PROVIDED DATA
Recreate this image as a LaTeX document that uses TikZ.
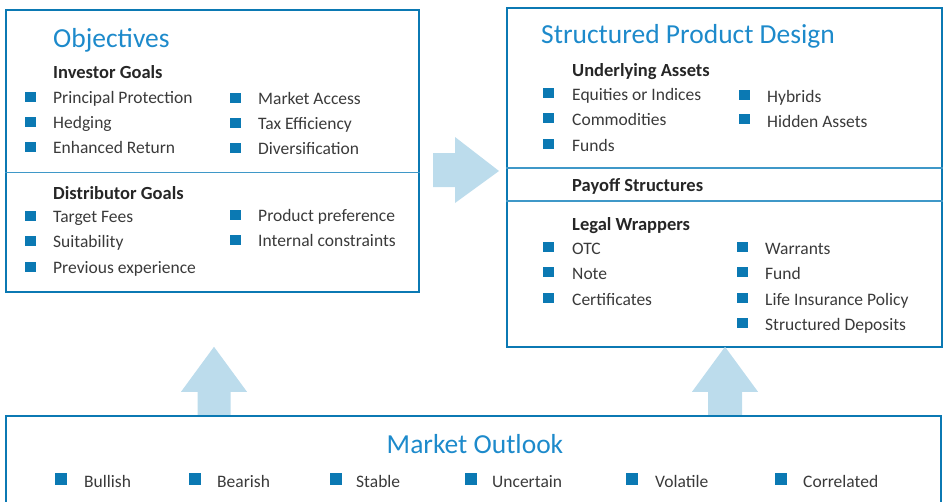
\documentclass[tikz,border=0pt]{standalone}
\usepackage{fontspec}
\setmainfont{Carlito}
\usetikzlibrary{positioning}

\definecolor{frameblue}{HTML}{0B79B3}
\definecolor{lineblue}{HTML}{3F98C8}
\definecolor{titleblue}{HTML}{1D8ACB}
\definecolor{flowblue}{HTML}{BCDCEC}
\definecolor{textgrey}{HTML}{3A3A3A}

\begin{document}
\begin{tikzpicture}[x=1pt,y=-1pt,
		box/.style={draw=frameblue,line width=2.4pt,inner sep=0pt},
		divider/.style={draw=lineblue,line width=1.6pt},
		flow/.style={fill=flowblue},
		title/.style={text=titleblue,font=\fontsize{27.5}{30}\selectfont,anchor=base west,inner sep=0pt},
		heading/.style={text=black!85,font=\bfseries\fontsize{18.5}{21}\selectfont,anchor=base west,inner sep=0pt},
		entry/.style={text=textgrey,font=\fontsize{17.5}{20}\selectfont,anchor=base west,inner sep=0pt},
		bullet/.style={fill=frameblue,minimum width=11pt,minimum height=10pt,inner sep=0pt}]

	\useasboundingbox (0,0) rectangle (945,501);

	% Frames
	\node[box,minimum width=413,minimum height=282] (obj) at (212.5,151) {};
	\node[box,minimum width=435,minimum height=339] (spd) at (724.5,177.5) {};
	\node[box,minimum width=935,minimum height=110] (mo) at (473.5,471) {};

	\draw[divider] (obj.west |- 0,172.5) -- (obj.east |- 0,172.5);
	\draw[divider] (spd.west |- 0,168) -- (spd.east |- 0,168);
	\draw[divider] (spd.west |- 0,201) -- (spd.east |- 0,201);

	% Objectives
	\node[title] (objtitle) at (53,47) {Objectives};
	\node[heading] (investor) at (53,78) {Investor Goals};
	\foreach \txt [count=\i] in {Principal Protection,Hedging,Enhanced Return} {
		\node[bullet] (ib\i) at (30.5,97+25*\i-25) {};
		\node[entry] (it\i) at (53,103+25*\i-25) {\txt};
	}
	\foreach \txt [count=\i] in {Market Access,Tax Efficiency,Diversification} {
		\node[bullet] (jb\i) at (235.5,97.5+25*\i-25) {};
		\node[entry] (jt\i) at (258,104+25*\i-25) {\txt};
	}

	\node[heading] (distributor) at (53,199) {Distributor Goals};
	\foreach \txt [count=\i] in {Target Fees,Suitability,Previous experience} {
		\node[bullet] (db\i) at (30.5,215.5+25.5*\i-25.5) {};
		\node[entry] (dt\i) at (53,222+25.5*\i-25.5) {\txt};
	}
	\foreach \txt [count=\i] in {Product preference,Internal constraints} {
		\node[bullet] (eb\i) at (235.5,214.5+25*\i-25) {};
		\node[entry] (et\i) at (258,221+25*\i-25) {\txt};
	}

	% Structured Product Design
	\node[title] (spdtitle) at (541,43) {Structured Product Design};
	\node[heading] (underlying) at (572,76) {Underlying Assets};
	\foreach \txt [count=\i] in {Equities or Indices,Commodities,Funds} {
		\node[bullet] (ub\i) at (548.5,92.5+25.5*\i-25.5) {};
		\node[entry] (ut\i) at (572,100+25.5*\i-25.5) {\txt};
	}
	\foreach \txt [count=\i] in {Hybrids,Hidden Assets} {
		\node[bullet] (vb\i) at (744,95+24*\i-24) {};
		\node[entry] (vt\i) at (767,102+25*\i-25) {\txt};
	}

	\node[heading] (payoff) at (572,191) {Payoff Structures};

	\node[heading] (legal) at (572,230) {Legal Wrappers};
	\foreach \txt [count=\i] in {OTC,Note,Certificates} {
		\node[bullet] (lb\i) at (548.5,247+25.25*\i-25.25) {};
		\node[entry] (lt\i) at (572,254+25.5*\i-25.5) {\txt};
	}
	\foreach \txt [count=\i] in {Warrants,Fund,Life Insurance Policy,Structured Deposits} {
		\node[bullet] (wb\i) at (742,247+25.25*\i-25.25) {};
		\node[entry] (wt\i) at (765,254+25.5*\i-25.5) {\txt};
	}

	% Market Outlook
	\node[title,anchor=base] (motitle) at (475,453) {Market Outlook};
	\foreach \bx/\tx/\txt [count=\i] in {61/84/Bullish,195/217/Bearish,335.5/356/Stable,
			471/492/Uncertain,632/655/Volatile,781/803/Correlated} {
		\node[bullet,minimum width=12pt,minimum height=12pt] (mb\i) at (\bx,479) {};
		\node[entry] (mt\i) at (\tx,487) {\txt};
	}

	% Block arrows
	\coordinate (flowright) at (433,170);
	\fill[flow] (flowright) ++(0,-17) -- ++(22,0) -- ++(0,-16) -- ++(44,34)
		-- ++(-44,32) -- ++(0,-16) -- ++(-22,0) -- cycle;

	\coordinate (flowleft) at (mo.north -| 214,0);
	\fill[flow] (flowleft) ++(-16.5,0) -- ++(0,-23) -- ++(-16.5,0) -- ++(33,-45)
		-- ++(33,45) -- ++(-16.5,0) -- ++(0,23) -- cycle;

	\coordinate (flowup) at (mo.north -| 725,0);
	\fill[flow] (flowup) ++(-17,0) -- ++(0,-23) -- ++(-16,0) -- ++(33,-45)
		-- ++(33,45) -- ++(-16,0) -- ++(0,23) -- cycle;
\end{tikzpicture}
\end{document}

EXERCISE BRIEF
Quote all the lines above exactly as given. Do not include the pictures.

RESULT OF THIS TASK
Recreate this image as a LaTeX document that uses TikZ.
\documentclass[tikz,border=0pt]{standalone}
\usepackage{fontspec}
\setmainfont{Carlito}
\usetikzlibrary{positioning}

\definecolor{frameblue}{HTML}{0B79B3}
\definecolor{lineblue}{HTML}{3F98C8}
\definecolor{titleblue}{HTML}{1D8ACB}
\definecolor{flowblue}{HTML}{BCDCEC}
\definecolor{textgrey}{HTML}{3A3A3A}

\begin{document}
\begin{tikzpicture}[x=1pt,y=-1pt,
		box/.style={draw=frameblue,line width=2.4pt,inner sep=0pt},
		divider/.style={draw=lineblue,line width=1.6pt},
		flow/.style={fill=flowblue},
		title/.style={text=titleblue,font=\fontsize{27.5}{30}\selectfont,anchor=base west,inner sep=0pt},
		heading/.style={text=black!85,font=\bfseries\fontsize{18.5}{21}\selectfont,anchor=base west,inner sep=0pt},
		entry/.style={text=textgrey,font=\fontsize{17.5}{20}\selectfont,anchor=base west,inner sep=0pt},
		bullet/.style={fill=frameblue,minimum width=11pt,minimum height=10pt,inner sep=0pt}]

	\useasboundingbox (0,0) rectangle (945,501);

	% Frames
	\node[box,minimum width=413,minimum height=282] (obj) at (212.5,151) {};
	\node[box,minimum width=435,minimum height=339] (spd) at (724.5,177.5) {};
	\node[box,minimum width=935,minimum height=110] (mo) at (473.5,471) {};

	\draw[divider] (obj.west |- 0,172.5) -- (obj.east |- 0,172.5);
	\draw[divider] (spd.west |- 0,168) -- (spd.east |- 0,168);
	\draw[divider] (spd.west |- 0,201) -- (spd.east |- 0,201);

	% Objectives
	\node[title] (objtitle) at (53,47) {Objectives};
	\node[heading] (investor) at (53,78) {Investor Goals};
	\foreach \txt [count=\i] in {Principal Protection,Hedging,Enhanced Return} {
		\node[bullet] (ib\i) at (30.5,97+25*\i-25) {};
		\node[entry] (it\i) at (53,103+25*\i-25) {\txt};
	}
	\foreach \txt [count=\i] in {Market Access,Tax Efficiency,Diversification} {
		\node[bullet] (jb\i) at (235.5,97.5+25*\i-25) {};
		\node[entry] (jt\i) at (258,104+25*\i-25) {\txt};
	}

	\node[heading] (distributor) at (53,199) {Distributor Goals};
	\foreach \txt [count=\i] in {Target Fees,Suitability,Previous experience} {
		\node[bullet] (db\i) at (30.5,215.5+25.5*\i-25.5) {};
		\node[entry] (dt\i) at (53,222+25.5*\i-25.5) {\txt};
	}
	\foreach \txt [count=\i] in {Product preference,Internal constraints} {
		\node[bullet] (eb\i) at (235.5,214.5+25*\i-25) {};
		\node[entry] (et\i) at (258,221+25*\i-25) {\txt};
	}

	% Structured Product Design
	\node[title] (spdtitle) at (541,43) {Structured Product Design};
	\node[heading] (underlying) at (572,76) {Underlying Assets};
	\foreach \txt [count=\i] in {Equities or Indices,Commodities,Funds} {
		\node[bullet] (ub\i) at (548.5,92.5+25.5*\i-25.5) {};
		\node[entry] (ut\i) at (572,100+25.5*\i-25.5) {\txt};
	}
	\foreach \txt [count=\i] in {Hybrids,Hidden Assets} {
		\node[bullet] (vb\i) at (744,95+24*\i-24) {};
		\node[entry] (vt\i) at (767,102+25*\i-25) {\txt};
	}

	\node[heading] (payoff) at (572,191) {Payoff Structures};

	\node[heading] (legal) at (572,230) {Legal Wrappers};
	\foreach \txt [count=\i] in {OTC,Note,Certificates} {
		\node[bullet] (lb\i) at (548.5,247+25.25*\i-25.25) {};
		\node[entry] (lt\i) at (572,254+25.5*\i-25.5) {\txt};
	}
	\foreach \txt [count=\i] in {Warrants,Fund,Life Insurance Policy,Structured Deposits} {
		\node[bullet] (wb\i) at (742,247+25.25*\i-25.25) {};
		\node[entry] (wt\i) at (765,254+25.5*\i-25.5) {\txt};
	}

	% Market Outlook
	\node[title,anchor=base] (motitle) at (475,453) {Market Outlook};
	\foreach \bx/\tx/\txt [count=\i] in {61/84/Bullish,195/217/Bearish,335.5/356/Stable,
			471/492/Uncertain,632/655/Volatile,781/803/Correlated} {
		\node[bullet,minimum width=12pt,minimum height=12pt] (mb\i) at (\bx,479) {};
		\node[entry] (mt\i) at (\tx,487) {\txt};
	}

	% Block arrows
	\coordinate (flowright) at (433,170);
	\fill[flow] (flowright) ++(0,-17) -- ++(22,0) -- ++(0,-16) -- ++(44,34)
		-- ++(-44,32) -- ++(0,-16) -- ++(-22,0) -- cycle;

	\coordinate (flowleft) at (mo.north -| 214,0);
	\fill[flow] (flowleft) ++(-16.5,0) -- ++(0,-23) -- ++(-16.5,0) -- ++(33,-45)
		-- ++(33,45) -- ++(-16.5,0) -- ++(0,23) -- cycle;

	\coordinate (flowup) at (mo.north -| 725,0);
	\fill[flow] (flowup) ++(-17,0) -- ++(0,-23) -- ++(-16,0) -- ++(33,-45)
		-- ++(33,45) -- ++(-16,0) -- ++(0,23) -- cycle;
\end{tikzpicture}
\end{document}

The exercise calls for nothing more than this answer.